Category: blog - 2011.08.21

Ethnic Minority

ロンドンから英国各地へ広がった先日の暴動は、沈静化まで1週間を要した。略奪による死者は5名、逮捕者は二千数百名に上るこの事件は、オリンピックを翌年にひかえるこの国に大きな不安と衝撃を残している。イギリスにおけるデモや暴動の歴史は長く、昨年も大学の学費高騰に端を発する学生デモが暴徒を生み、保守党の建物を破壊し、不法占拠を行った。

所得層に関わらず、若年世代全般の社会への不安が明らかになった昨今の事件に政府は有効な対策をとる事が出来ていない。またソーシャルネットワークを利用 した同時多発的な暴動の広がりにも対応は遅れを取るばかりだった。その反面、地域コミュニティーは敏感にその危機感を感じ取っている。

ロンドンの南部、低 所得者が集まる地域といわれ今回の暴動の標的となったブリクストン、クラッパムの両エリアでは、事件直後から破壊された町並みを立て直すため、自発的な集 会、清掃、呼びかけが行われ始めた。また、未だにバリケードを張ったままの小売店の壁には地域住民からメッセージが残されている。

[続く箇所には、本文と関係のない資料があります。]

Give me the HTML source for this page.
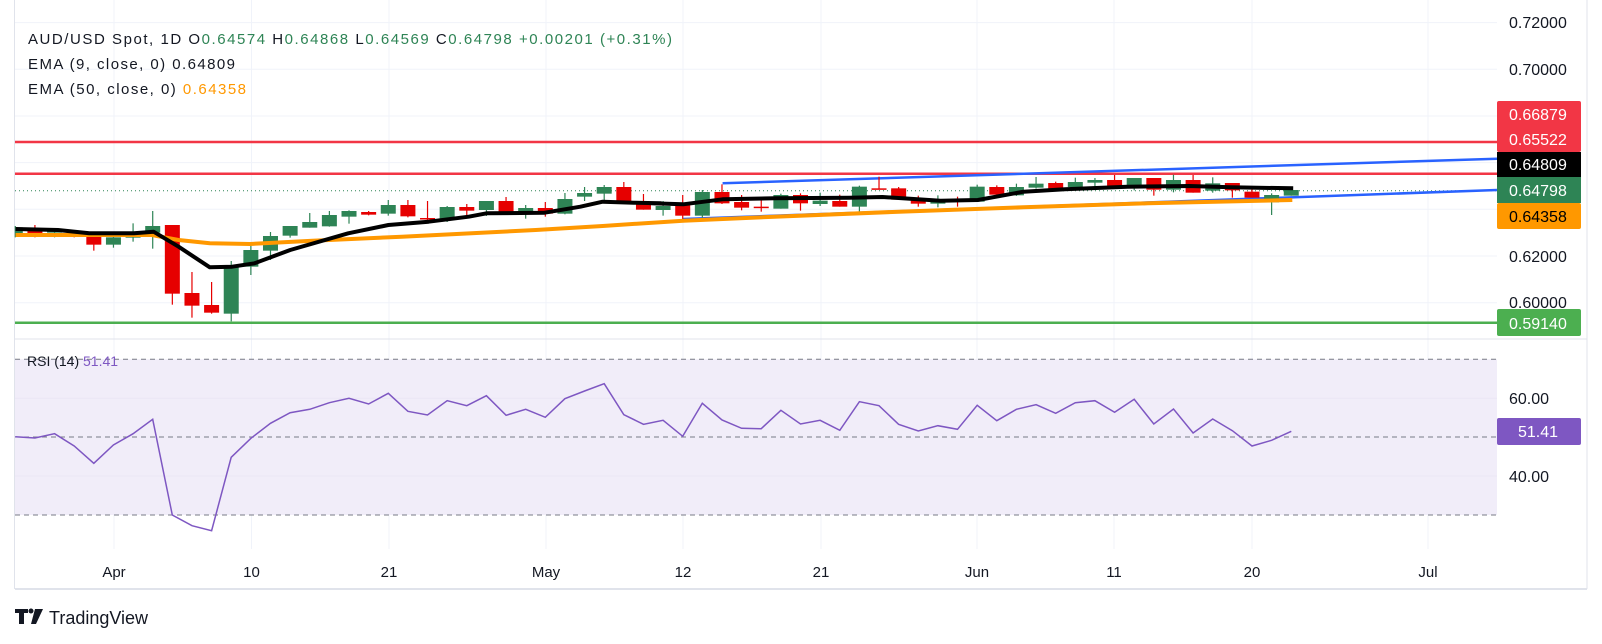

ロンドンにおけるEthnic Minorityの割合は30%を占め、他民族が集まって暮らし、所得格差も大きいこの街では争いの数も少なくはない。ただ、それを救うためにハリウッド 映画のようなヒーローは現れない。社会的な混乱に対して一人一人が危機感を持ち、自発的に行動する。

ネットワークを利用してクリティカルマスを形成する。そう して生まれるコミュニティーの治癒力はこの街の本当の強さ、そしてイギリスという成熟した民主主義国家の祖型を現しているように感じた。

8月9日にリアルタイムでアップデートされたGoogle暴動マップ。
これによって帰宅を早めたり、帰路を変更したりする人も多かった。